## Set task
Scan the entries below. List each line with "that".

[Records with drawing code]
══════
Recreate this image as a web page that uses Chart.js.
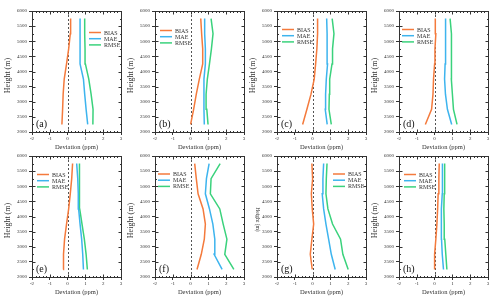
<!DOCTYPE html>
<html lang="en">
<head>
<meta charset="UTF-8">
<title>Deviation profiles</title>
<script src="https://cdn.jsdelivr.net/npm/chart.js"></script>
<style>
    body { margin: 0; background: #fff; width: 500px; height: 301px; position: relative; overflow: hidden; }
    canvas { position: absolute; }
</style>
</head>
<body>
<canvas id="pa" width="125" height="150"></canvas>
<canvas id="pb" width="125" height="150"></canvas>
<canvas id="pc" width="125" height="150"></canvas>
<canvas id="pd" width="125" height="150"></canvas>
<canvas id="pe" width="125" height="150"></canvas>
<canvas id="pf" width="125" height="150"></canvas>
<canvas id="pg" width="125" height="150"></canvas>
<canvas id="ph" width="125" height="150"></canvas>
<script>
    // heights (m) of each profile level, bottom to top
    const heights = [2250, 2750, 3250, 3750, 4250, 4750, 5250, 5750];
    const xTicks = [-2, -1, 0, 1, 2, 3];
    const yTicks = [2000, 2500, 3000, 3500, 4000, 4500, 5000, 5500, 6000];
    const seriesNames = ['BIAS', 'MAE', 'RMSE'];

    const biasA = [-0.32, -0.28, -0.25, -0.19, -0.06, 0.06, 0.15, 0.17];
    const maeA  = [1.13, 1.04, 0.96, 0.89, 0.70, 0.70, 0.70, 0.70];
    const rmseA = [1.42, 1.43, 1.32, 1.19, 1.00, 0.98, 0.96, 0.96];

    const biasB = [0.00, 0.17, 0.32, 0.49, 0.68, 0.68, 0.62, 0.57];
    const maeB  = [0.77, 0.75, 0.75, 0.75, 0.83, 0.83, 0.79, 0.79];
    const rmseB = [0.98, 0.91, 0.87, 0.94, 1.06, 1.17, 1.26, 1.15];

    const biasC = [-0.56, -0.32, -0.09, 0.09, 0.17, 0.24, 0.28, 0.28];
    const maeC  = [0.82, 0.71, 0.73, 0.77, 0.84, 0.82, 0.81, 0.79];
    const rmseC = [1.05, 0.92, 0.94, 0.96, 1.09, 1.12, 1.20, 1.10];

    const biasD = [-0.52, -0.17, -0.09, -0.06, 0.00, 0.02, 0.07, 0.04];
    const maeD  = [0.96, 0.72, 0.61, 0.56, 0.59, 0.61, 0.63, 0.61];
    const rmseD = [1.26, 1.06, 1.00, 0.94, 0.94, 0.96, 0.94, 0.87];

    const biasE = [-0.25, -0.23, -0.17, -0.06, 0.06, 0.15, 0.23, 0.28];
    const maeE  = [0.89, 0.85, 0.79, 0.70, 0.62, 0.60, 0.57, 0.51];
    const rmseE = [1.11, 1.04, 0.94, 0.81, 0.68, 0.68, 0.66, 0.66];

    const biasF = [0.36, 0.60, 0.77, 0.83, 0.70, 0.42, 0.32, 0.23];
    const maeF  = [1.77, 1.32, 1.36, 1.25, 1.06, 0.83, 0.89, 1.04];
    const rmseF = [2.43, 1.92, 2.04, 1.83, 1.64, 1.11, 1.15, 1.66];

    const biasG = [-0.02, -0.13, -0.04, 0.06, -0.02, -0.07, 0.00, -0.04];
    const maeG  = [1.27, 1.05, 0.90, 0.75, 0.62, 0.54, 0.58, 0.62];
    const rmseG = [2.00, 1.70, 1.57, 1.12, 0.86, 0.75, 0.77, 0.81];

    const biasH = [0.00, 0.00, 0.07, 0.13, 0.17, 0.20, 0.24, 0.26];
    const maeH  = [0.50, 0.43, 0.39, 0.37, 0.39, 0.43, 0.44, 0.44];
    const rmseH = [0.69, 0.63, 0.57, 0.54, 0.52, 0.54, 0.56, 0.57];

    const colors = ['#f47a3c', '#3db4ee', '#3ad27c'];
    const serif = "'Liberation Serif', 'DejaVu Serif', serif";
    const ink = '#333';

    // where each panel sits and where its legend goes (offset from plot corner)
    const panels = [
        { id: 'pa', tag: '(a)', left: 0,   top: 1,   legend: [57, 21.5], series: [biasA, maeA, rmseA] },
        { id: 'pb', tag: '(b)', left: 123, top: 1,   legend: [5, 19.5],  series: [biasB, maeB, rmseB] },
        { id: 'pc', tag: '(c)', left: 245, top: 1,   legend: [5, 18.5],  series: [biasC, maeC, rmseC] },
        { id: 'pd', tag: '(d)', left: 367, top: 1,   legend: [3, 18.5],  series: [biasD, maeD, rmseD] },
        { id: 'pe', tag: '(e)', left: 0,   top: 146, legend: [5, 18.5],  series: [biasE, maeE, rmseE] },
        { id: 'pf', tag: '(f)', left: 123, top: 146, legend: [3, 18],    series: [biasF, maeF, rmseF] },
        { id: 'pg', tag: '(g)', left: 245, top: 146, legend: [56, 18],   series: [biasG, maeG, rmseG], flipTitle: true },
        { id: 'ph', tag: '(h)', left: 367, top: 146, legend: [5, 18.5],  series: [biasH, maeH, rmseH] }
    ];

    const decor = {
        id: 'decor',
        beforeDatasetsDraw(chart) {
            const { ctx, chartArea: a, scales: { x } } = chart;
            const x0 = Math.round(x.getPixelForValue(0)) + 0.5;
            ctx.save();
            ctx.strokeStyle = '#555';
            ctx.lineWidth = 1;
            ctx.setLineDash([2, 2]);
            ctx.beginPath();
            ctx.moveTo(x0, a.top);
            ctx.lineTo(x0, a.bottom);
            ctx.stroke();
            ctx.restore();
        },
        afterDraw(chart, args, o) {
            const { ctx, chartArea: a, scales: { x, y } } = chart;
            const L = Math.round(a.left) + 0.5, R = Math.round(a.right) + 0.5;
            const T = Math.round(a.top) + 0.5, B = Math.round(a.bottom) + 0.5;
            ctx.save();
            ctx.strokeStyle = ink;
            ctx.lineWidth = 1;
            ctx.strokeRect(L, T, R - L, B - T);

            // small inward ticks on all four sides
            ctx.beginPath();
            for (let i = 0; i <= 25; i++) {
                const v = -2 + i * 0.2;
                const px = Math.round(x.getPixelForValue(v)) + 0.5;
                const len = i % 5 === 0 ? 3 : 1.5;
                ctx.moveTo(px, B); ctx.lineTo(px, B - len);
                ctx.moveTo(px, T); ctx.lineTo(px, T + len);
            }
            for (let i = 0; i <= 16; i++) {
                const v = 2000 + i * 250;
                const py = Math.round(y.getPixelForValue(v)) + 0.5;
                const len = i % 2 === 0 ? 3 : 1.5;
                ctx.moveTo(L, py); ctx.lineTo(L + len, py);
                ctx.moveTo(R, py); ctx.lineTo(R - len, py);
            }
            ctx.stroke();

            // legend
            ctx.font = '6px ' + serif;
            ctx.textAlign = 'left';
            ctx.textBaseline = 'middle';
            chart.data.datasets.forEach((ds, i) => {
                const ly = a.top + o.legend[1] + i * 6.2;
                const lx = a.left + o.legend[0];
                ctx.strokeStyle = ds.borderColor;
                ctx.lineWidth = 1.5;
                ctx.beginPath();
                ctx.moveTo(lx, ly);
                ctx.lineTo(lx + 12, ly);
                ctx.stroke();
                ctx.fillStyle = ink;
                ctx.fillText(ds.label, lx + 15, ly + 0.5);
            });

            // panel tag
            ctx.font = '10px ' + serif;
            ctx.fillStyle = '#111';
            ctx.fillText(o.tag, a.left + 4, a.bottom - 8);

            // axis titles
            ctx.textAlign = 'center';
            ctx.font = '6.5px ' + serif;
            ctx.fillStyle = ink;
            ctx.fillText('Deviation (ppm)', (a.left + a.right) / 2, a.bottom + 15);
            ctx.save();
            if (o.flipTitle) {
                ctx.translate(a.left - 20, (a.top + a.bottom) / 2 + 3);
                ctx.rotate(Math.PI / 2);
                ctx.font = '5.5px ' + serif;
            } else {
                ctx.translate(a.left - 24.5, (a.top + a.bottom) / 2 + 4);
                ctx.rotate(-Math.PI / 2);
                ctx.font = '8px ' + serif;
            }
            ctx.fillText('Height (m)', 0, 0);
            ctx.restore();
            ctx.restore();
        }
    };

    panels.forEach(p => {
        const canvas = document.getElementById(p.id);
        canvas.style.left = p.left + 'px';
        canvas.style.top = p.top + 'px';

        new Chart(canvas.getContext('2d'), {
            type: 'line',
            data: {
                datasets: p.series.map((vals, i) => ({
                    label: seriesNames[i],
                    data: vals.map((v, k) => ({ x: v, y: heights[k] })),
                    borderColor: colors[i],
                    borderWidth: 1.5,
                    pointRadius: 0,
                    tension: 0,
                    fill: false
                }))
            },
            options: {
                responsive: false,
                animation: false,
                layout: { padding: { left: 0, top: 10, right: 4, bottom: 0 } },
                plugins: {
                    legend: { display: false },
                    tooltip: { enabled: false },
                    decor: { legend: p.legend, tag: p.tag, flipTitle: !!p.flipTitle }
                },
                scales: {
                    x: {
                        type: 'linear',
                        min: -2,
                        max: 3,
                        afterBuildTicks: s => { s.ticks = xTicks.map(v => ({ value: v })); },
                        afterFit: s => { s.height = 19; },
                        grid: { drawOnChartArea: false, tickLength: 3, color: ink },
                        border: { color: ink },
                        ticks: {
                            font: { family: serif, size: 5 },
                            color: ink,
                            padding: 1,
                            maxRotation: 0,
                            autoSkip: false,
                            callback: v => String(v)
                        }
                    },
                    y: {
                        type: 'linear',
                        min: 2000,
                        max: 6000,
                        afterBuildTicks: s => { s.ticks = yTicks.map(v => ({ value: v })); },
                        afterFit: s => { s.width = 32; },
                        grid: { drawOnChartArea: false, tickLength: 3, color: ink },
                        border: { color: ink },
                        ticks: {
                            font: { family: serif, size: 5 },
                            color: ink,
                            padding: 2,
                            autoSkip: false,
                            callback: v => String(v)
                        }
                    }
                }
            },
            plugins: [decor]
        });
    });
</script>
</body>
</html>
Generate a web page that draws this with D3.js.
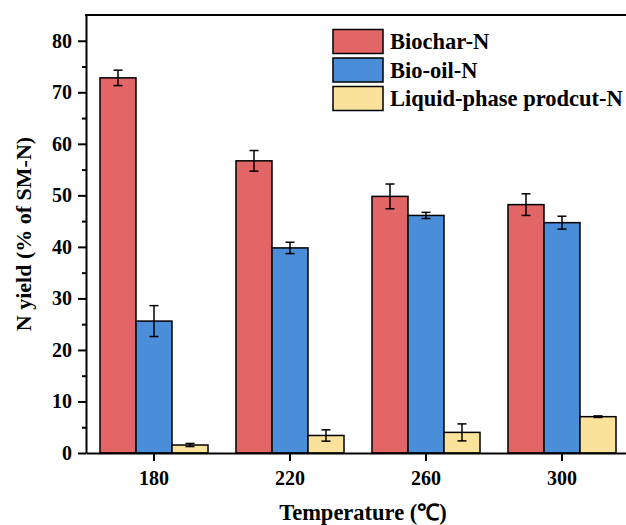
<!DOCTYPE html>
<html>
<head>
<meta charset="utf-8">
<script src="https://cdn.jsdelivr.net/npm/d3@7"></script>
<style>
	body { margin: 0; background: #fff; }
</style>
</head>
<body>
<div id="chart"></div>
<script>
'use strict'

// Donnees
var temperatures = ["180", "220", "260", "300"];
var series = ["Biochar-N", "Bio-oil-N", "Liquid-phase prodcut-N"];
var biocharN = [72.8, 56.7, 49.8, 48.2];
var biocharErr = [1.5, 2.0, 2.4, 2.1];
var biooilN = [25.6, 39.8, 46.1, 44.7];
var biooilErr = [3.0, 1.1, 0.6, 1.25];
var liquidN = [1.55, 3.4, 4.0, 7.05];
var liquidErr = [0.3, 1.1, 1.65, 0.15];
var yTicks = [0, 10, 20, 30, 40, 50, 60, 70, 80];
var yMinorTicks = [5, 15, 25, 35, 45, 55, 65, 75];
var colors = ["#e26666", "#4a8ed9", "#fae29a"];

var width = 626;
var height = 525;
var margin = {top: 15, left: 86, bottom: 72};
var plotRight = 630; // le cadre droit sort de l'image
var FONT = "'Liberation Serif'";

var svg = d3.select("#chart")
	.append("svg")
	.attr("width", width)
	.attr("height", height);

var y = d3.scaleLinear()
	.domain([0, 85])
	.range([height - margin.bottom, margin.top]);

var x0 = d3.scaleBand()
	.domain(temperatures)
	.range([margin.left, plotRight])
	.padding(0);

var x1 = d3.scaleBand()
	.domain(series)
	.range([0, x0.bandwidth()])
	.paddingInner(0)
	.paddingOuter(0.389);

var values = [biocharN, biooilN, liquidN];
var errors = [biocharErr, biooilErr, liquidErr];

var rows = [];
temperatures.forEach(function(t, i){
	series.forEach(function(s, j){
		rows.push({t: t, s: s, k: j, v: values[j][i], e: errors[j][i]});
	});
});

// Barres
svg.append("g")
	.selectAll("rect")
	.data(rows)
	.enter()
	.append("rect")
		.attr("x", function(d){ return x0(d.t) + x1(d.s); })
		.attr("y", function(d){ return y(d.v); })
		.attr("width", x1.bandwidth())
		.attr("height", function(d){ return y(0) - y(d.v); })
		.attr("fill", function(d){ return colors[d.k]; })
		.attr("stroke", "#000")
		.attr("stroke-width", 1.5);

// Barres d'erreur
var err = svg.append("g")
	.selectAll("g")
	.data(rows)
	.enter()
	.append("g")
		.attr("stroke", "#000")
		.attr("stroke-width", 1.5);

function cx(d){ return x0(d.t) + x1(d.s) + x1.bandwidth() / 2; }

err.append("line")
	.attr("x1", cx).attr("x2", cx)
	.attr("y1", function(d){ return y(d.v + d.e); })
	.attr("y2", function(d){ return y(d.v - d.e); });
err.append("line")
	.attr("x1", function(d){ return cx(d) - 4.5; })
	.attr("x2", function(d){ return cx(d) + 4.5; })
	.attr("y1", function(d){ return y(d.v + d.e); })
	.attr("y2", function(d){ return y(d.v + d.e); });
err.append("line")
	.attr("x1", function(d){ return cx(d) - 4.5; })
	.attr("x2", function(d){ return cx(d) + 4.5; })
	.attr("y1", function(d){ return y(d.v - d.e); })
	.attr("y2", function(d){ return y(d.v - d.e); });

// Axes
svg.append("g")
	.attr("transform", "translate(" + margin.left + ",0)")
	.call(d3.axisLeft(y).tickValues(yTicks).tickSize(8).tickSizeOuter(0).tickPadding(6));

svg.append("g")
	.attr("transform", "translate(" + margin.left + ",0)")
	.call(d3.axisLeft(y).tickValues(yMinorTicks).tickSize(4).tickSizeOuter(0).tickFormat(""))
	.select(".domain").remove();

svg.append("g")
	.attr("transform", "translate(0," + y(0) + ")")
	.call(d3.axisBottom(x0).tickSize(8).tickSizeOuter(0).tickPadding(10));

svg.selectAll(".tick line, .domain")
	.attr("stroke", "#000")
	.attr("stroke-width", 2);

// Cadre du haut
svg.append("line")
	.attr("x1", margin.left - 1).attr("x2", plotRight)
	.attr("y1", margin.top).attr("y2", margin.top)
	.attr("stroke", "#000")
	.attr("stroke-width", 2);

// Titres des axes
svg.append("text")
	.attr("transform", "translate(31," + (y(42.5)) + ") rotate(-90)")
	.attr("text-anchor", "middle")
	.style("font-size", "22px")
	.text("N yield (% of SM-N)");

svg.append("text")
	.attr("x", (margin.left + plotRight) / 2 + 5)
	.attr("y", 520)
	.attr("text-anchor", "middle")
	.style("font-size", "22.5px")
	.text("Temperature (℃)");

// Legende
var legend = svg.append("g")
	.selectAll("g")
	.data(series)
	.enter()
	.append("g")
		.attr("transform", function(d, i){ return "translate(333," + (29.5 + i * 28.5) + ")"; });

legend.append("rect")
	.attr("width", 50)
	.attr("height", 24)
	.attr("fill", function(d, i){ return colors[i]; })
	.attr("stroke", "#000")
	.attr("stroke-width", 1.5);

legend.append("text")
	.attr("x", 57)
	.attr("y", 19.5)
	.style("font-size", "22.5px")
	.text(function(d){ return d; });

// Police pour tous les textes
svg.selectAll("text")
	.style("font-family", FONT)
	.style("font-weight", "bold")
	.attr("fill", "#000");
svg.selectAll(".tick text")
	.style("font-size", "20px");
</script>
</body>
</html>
══════
## Response
Recreate this image as a web page that uses Chart.js.
Generate a web page that draws this with D3.js.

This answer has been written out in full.